Prima diminuire le tasse poi educare le coscienze
20 Dicembre 2007
Perché leggere un nuovo libro sugli sprechi della pubblica amministrazione italiana, perché leggere “Sprecopoli” di Mario Cervi e Nicola Porro (Modandori, pagne 25”, euro 17,50)?
Un primo buon motivo è fornito dall’eccellenza degli autori: un grande vecchio della stampa italiana, Cervi, e una giovane promessa del giornalismo economico, Porro, che segue il settore di cui è specialista sul Giornale, con il grado di vicedirettore ad personam. In una recensione con un tocco di arroganza (che in generale non manca nei suoi articoli) Aldo Cazzullo rimprovera Cervi&Porro perché non citano abbastanza “La casta” di Gian Antonio Stella e Sergio Rizzo, che ha avuto in questi mesi un miracoloso successo.
Riuscire a sfondare in modo eccezionale nelle vendite, come è avvenuto a Stella e Rizzo, è sempre segno di percezione dei sentimenti del pubblico e in quanto tale indica una qualche qualità – ne si condivida o meno il segno – di chi raggiunge l’obiettivo. Però libri sull’argomento anche più documentati e scritti soprattutto con più ironia ne erano già usciti. Per esempio quelli a firma di Mario Giordano (segnalo un conflitto d’interese: scrivo sul quotidiano diretto da Giordano). Più in generale, sull’argomento un vero pioniere è stato il vecchio senatore liberale cuneese, oggi presidente della Provinicia Granda, Raffale Costa.

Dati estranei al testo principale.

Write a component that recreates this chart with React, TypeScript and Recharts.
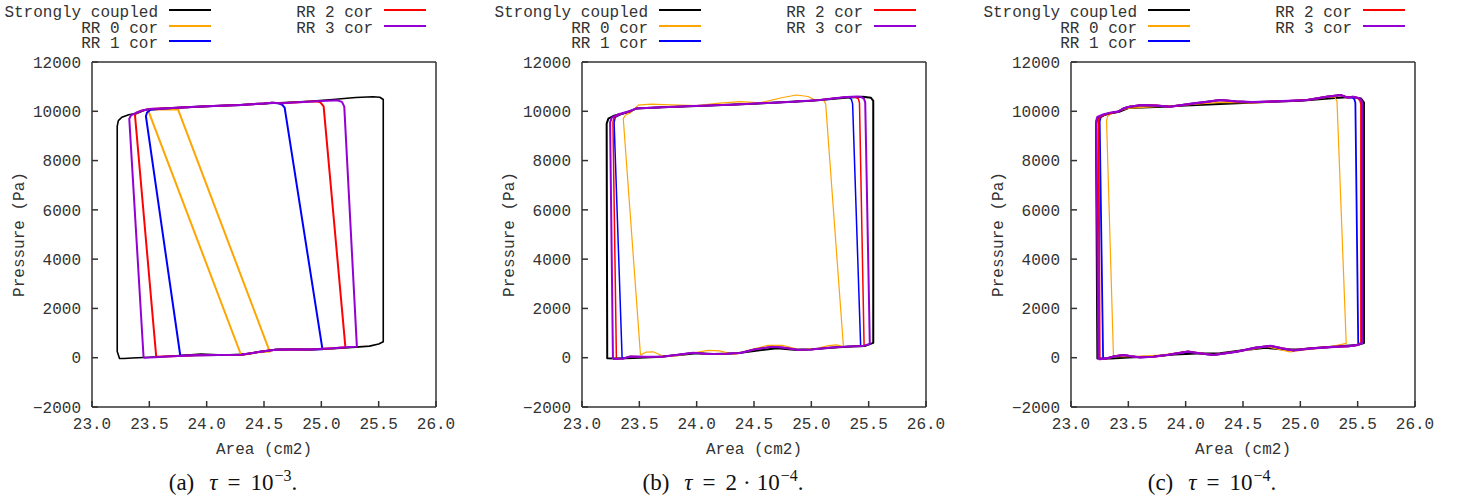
import React from "react";
import { ComposedChart, Line, XAxis, YAxis, Label } from "recharts";

type Pt = [number, number]; // [area (cm2), pressure (Pa)]

const seriesNames = ["Strongly coupled", "RR 0 cor", "RR 1 cor", "RR 2 cor", "RR 3 cor"];
const seriesColors = ["#000000", "#ffa500", "#0000ff", "#ff0000", "#9400d3"];
const xTicks = [23, 23.5, 24, 24.5, 25, 25.5, 26];
const yTicks = [-2000, 0, 2000, 4000, 6000, 8000, 10000, 12000];

const captionTags = ["(a)", "(b)", "(c)"];
const captionPre = ["", "2", ""];
const captionExp = ["−3", "−4", "−4"];

// ---- (a) tau = 1e-3 ----
const strong1: Pt[] = [
  [23.22, 9400], [23.23, 9620], [23.26, 9760], [23.32, 9860], [23.4, 9930], [23.47, 10060],
  [23.6, 10110], [24.0, 10200], [24.5, 10310], [24.9, 10410], [25.1, 10480], [25.3, 10560],
  [25.45, 10590], [25.51, 10570], [25.54, 10480], [25.54, 650], [25.5, 560], [25.42, 470],
  [25.3, 430], [25.1, 370], [24.9, 330], [24.75, 340], [24.62, 340], [24.5, 270], [24.35, 150],
  [24.15, 110], [23.95, 150], [23.8, 100], [23.6, 40], [23.45, 10], [23.35, -10], [23.28, -30],
  [23.24, -30], [23.22, 250], [23.22, 9400],
];
const orange1: Pt[] = [
  [23.49, 10040], [23.55, 10070], [23.75, 10080], [24.55, 250], [24.45, 220], [24.3, 110], [23.49, 10040],
];
const top1: Pt[] = [
  [23.5, 10090], [23.7, 10130], [24.0, 10200], [24.3, 10260], [24.5, 10315], [24.57, 10345],
  [24.65, 10330], [24.8, 10370], [25.0, 10420], [25.1, 10440],
];
const bottom1: Pt[] = [
  [25.25, 430], [25.1, 380], [24.9, 330], [24.75, 330], [24.6, 320], [24.45, 230], [24.3, 120],
  [24.1, 110], [23.9, 100], [23.7, 60], [23.55, 20], [23.5, 5],
];
const blueLeft1: Pt[] = [[23.77, 80], [23.47, 9800], [23.48, 9950], [23.51, 10060]];
const blueRight1: Pt[] = [[24.62, 10330], [24.66, 10260], [24.68, 10150], [25.01, 340]];
const redLeft1: Pt[] = [[23.56, 40], [23.375, 9840], [23.39, 9940], [23.43, 10020]];
const redRight1: Pt[] = [[24.96, 10410], [24.99, 10370], [25.02, 10200], [25.21, 420]];
const purpleLeft1: Pt[] = [[23.45, 0], [23.325, 9700], [23.34, 9830], [23.38, 9930], [23.44, 10030]];
const purpleRight1: Pt[] = [[25.14, 10445], [25.18, 10380], [25.2, 10190], [25.31, 450]];

// ---- (b) tau = 2e-4 ----
const strong2: Pt[] = [
  [23.215, 9500], [23.23, 9700], [23.28, 9820], [23.35, 9900], [23.42, 10000], [23.47, 10110],
  [23.7, 10160], [24.0, 10210], [24.5, 10310], [25.0, 10430], [25.3, 10550], [25.45, 10590],
  [25.52, 10550], [25.54, 10420], [25.54, 600], [25.47, 480], [25.3, 440], [25.0, 340],
  [24.85, 320], [24.7, 380], [24.55, 300], [24.35, 180], [24.15, 150], [24.0, 180], [23.85, 110],
  [23.65, 30], [23.45, -10], [23.3, -30], [23.22, -20], [23.215, 9500],
];
const orange2: Pt[] = [
  [23.51, 110], [23.36, 9700], [23.38, 9850], [23.42, 9930], [23.45, 10060], [23.49, 10250],
  [23.6, 10290], [23.77, 10260], [24.0, 10230], [24.2, 10330], [24.38, 10390], [24.55, 10340],
  [24.75, 10560], [24.87, 10660], [24.97, 10600], [25.03, 10470], [25.11, 10430], [25.125, 10300],
  [25.28, 450], [25.22, 520], [25.15, 490], [25.05, 380], [24.9, 320], [24.75, 500], [24.62, 500],
  [24.45, 300], [24.33, 130], [24.2, 280], [24.1, 300], [23.95, 180], [23.8, 60], [23.72, 40],
  [23.62, 240], [23.56, 230], [23.51, 110],
];
const top2: Pt[] = [
  [23.47, 10110], [23.7, 10160], [23.97, 10214], [24.3, 10270], [24.55, 10323], [24.8, 10380],
  [25.08, 10457], [25.2, 10530], [25.31, 10575], [25.4, 10600],
];
const bottom2: Pt[] = [
  [25.45, 480], [25.3, 450], [25.15, 400], [25.0, 330], [24.88, 320], [24.75, 410], [24.65, 440],
  [24.5, 330], [24.38, 190], [24.25, 160], [24.1, 150], [23.97, 200], [23.85, 130], [23.7, 40],
  [23.55, 40], [23.42, 50], [23.36, -30],
];
const blueLeft2: Pt[] = [[23.35, -40], [23.28, 9550], [23.29, 9750], [23.34, 9880], [23.42, 9990]];
const blueRight2: Pt[] = [[25.33, 10565], [25.35, 10480], [25.36, 10300], [25.43, 480]];
const redLeft2: Pt[] = [[23.3, -40], [23.27, 9550], [23.28, 9750], [23.33, 9880], [23.42, 9995]];
const redRight2: Pt[] = [[25.38, 10590], [25.41, 10500], [25.42, 10350], [25.46, 480]];
const purpleLeft2: Pt[] = [[23.27, -50], [23.245, 9550], [23.26, 9740], [23.32, 9880], [23.41, 10000]];
const purpleRight2: Pt[] = [[25.43, 10590], [25.46, 10500], [25.47, 10350], [25.51, 560]];

// ---- (c) tau = 1e-4 ----
const strong3: Pt[] = [
  [23.218, 9500], [23.23, 9700], [23.27, 9820], [23.33, 9900], [23.42, 9980], [23.5, 10130],
  [23.8, 10180], [24.0, 10230], [24.5, 10340], [25.0, 10430], [25.3, 10540], [25.45, 10580],
  [25.53, 10520], [25.555, 10350], [25.555, 600], [25.5, 520], [25.3, 460], [25.0, 340],
  [24.85, 330], [24.7, 400], [24.5, 300], [24.3, 180], [24.1, 170], [23.9, 130], [23.7, 50],
  [23.5, 10], [23.35, -30], [23.23, -30], [23.218, 9500],
];
const orange3: Pt[] = [
  [23.37, 110], [23.31, 9620], [23.32, 9800], [23.36, 9930], [23.42, 10020], [23.49, 10120],
  [23.7, 10180], [24.0, 10260], [24.3, 10360], [24.6, 10340], [24.9, 10420], [25.1, 10480],
  [25.23, 10565], [25.3, 10590], [25.32, 10390], [25.4, 585], [25.23, 410], [25.05, 330],
  [24.91, 240], [24.71, 450], [24.54, 310], [24.24, 110], [24.01, 245], [23.78, 110],
  [23.49, 40], [23.39, 40], [23.37, 110],
];
const top3: Pt[] = [
  [23.41, 9985], [23.46, 10120], [23.51, 10185], [23.62, 10255], [23.75, 10230], [23.86, 10185],
  [24.07, 10320], [24.18, 10380], [24.3, 10458], [24.44, 10400], [24.58, 10370], [24.71, 10390],
  [24.9, 10420], [25.06, 10458], [25.23, 10590], [25.35, 10660], [25.41, 10560], [25.46, 10590],
];
const bottom3: Pt[] = [
  [25.5, 520], [25.43, 470], [25.3, 440], [25.1, 380], [24.94, 300], [24.84, 380], [24.74, 480],
  [24.6, 400], [24.45, 250], [24.24, 110], [24.12, 180], [24.02, 250], [23.85, 120], [23.72, 40],
  [23.6, 15], [23.52, 60], [23.46, 110], [23.38, 60], [23.31, -30],
];
const blueLeft3: Pt[] = [[23.28, -50], [23.25, 9600], [23.26, 9760], [23.3, 9880], [23.38, 9960]];
const blueRight3: Pt[] = [[25.45, 10570], [25.47, 10500], [25.48, 10350], [25.505, 520]];
const redLeft3: Pt[] = [[23.25, -60], [23.24, 9600], [23.25, 9770], [23.3, 9880], [23.38, 9960]];
const redRight3: Pt[] = [[25.5, 10540], [25.52, 10450], [25.53, 10300], [25.53, 600]];
const purpleLeft3: Pt[] = [[23.24, -60], [23.22, 9600], [23.23, 9770], [23.28, 9870], [23.36, 9960]];
const purpleRight3: Pt[] = [[25.5, 10550], [25.53, 10480], [25.54, 10300], [25.54, 600]];

// close a loop: left edge up, shared top, right edge down, shared bottom back
function loop(leftUp: Pt[], top: Pt[], rightDown: Pt[], bottom: Pt[]): Pt[] {
  const l0 = leftUp[0][0];
  const l1 = leftUp[leftUp.length - 1][0];
  const r0 = rightDown[0][0];
  const r1 = rightDown[rightDown.length - 1][0];
  return [
    ...leftUp,
    ...top.filter(([a]) => a > l1 && a < r0),
    ...rightDown,
    ...bottom.filter(([a]) => a < r1 && a > l0),
    leftUp[0],
  ];
}

const panels = [
  {
    left: 0,
    widths: [1.6, 2, 2, 2, 2],
    loops: [
      strong1,
      orange1,
      loop(blueLeft1, top1, blueRight1, bottom1),
      loop(redLeft1, top1, redRight1, bottom1),
      loop(purpleLeft1, top1, purpleRight1, bottom1),
    ],
  },
  {
    left: 490,
    widths: [2, 1.2, 1.5, 1.5, 2],
    loops: [
      strong2,
      orange2,
      loop(blueLeft2, top2, blueRight2, bottom2),
      loop(redLeft2, top2, redRight2, bottom2),
      loop(purpleLeft2, top2, purpleRight2, bottom2),
    ],
  },
  {
    left: 979,
    widths: [2, 1.2, 1.8, 2, 2.2],
    loops: [
      strong3,
      orange3,
      loop(blueLeft3, top3, blueRight3, bottom3),
      loop(redLeft3, top3, redRight3, bottom3),
      loop(purpleLeft3, top3, purpleRight3, bottom3),
    ],
  },
];

const MONO = "'Liberation Mono', 'DejaVu Sans Mono', monospace";
const FRAME = { stroke: "#333", strokeWidth: 1.5 };
const tickFont = { fontFamily: MONO, fontSize: 16, fill: "#333" };

const fmtY = (v: number) => (v < 0 ? `−${-v}` : `${v}`);
const fmtX = (v: number) => v.toFixed(1);

function PanelLegend() {
  // [series index, column, row]
  const slots = [
    [0, 0, 0],
    [1, 0, 1],
    [2, 0, 2],
    [3, 1, 0],
    [4, 1, 1],
  ];
  const textEnd = [158, 373];
  const lineStart = [169, 384];
  return (
    <>
      {slots.map(([s, c, r]) => (
        <React.Fragment key={s}>
          <div
            style={{
              position: "absolute",
              left: 0,
              width: textEnd[c],
              top: 5 + r * 15.7,
              textAlign: "right",
              fontFamily: MONO,
              fontSize: 16,
              lineHeight: "16px",
              color: "#333",
              whiteSpace: "pre",
            }}
          >
            {seriesNames[s]}
          </div>
          <div
            style={{
              position: "absolute",
              left: lineStart[c],
              top: 9 + r * 15.7,
              width: 42,
              height: 2,
              background: seriesColors[s],
            }}
          />
        </React.Fragment>
      ))}
    </>
  );
}

function YTitle(props: any) {
  const { viewBox } = props;
  const cx = viewBox.x + 20;
  const cy = viewBox.y + viewBox.height / 2;
  return (
    <text
      x={cx}
      y={cy}
      transform={`rotate(-90, ${cx}, ${cy})`}
      textAnchor="middle"
      dominantBaseline="central"
      fontFamily={MONO}
      fontSize={16}
      fill="#333"
    >
      Pressure (Pa)
    </text>
  );
}

function Panel({ idx }: { idx: number }) {
  const p = panels[idx];
  return (
    <div style={{ position: "absolute", left: p.left, top: 0, width: 490, height: 502 }}>
      <PanelLegend />
      <div style={{ position: "absolute", left: 0, top: 0 }}>
        <ComposedChart width={490} height={460} margin={{ top: 61, right: 53, bottom: 3, left: 0 }}>
          <XAxis
            xAxisId="b"
            dataKey="a"
            type="number"
            domain={[23, 26]}
            ticks={xTicks}
            tickFormatter={fmtX}
            orientation="bottom"
            height={50}
            tickSize={-6}
            tickMargin={17}
            axisLine={FRAME}
            tickLine={FRAME}
            tick={tickFont}
            allowDataOverflow
          >
            <Label
              value="Area (cm2)"
              position="insideBottom"
              offset={3}
              style={{ fontFamily: MONO, fontSize: 16, fill: "#333" }}
            />
          </XAxis>
          <XAxis
            xAxisId="t"
            type="number"
            domain={[23, 26]}
            ticks={xTicks}
            orientation="top"
            height={1}
            tickSize={-6}
            tick={false}
            axisLine={FRAME}
            tickLine={FRAME}
            allowDataOverflow
          />
          <YAxis
            yAxisId="l"
            dataKey="p"
            type="number"
            domain={[-2000, 12000]}
            ticks={yTicks}
            tickFormatter={fmtY}
            width={92}
            tickSize={-6}
            tickMargin={17}
            axisLine={FRAME}
            tickLine={FRAME}
            tick={tickFont}
            allowDataOverflow
            label={<YTitle />}
          />
          <YAxis
            yAxisId="r"
            orientation="right"
            type="number"
            domain={[-2000, 12000]}
            ticks={yTicks}
            width={1}
            tickSize={-6}
            tick={false}
            axisLine={FRAME}
            tickLine={FRAME}
            allowDataOverflow
          />
          {p.loops.map((pts, i) => (
            <Line
              key={seriesNames[i]}
              name={seriesNames[i]}
              xAxisId="b"
              yAxisId="l"
              data={pts.map(([a, pr]) => ({ a, p: pr }))}
              dataKey="p"
              type="linear"
              stroke={seriesColors[i]}
              strokeWidth={p.widths[i]}
              strokeLinejoin="round"
              dot={false}
              activeDot={false}
              isAnimationActive={false}
            />
          ))}
        </ComposedChart>
      </div>
      <div
        style={{
          position: "absolute",
          left: 0,
          width: 466,
          top: 471,
          textAlign: "center",
          fontFamily: "'Liberation Serif', 'DejaVu Serif', serif",
          fontSize: 23,
          lineHeight: "24px",
          color: "#111",
          whiteSpace: "nowrap",
        }}
      >
        <span>{captionTags[idx]}</span>
        <i style={{ marginLeft: 15 }}>τ</i>
        <span style={{ margin: "0 10px" }}>=</span>
        {captionPre[idx] && (
          <>
            <span>{captionPre[idx]}</span>
            <span style={{ margin: "0 6px" }}>·</span>
          </>
        )}
        <span>10</span>
        <span style={{ fontSize: 16, position: "relative", top: -9, marginLeft: 1 }}>{captionExp[idx]}</span>
        <span>.</span>
      </div>
    </div>
  );
}

export default function App() {
  return (
    <div
      style={{
        position: "absolute",
        left: 0,
        top: 0,
        width: 1457,
        height: 502,
        background: "#fff",
        overflow: "hidden",
      }}
    >
      <Panel idx={0} />
      <Panel idx={1} />
      <Panel idx={2} />
    </div>
  );
}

E’ lui che ha descritto con minuzia quasi ossessiva, per esempio, tutti gli sprechi che caratterizzavano (e caratterizzano) il nostro sistema della sanità pubblica. Cervi&Porro senza dubbio hanno trovato la fonte maggiore di ispirazione proprio nelle inchieste alla Costa. Si sente anche in loro lo spirito liberale e conservatore (non inteso come antiriformista o antimodernizzatore, ma come attento alle tradizioni) del già senatore del Pli. E in questo senso la loro inchiesta si distingue da un certo spirito moralistico di altre pubblicazioni, tutte incentrate sulla “cattiveria” dei singoli.

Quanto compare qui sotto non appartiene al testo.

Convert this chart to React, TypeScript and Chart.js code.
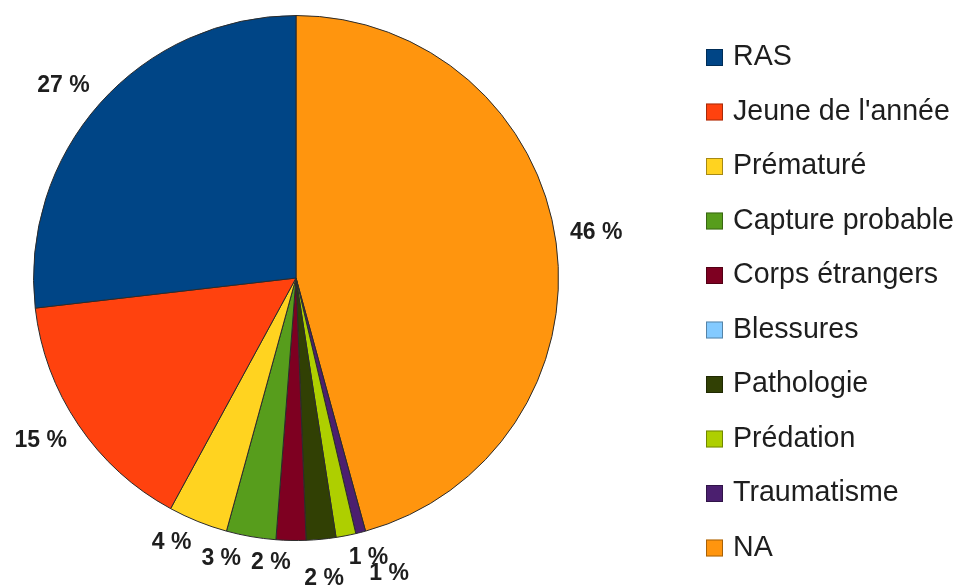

E’ evidente come la mala amministrazione sia anche un problema di responsabilità singole, come non si possa buttare tutto in sociologia. Però la tesi che consentire l’espansione dello Stato nella nostra vita, più o meno oltre ogni limite, non possa che ineluttabilmente portare a degenerazioni, non è affatto priva di razionalità o per altro verso inattuale.
E altrettanto convincente mi pare – come suggeriscono gli autori di Sprecopoli – che il problema essenziale sia oggi più diminuire le tasse che limitarsi (pur impegno da non trascurare) a educare le coscienze.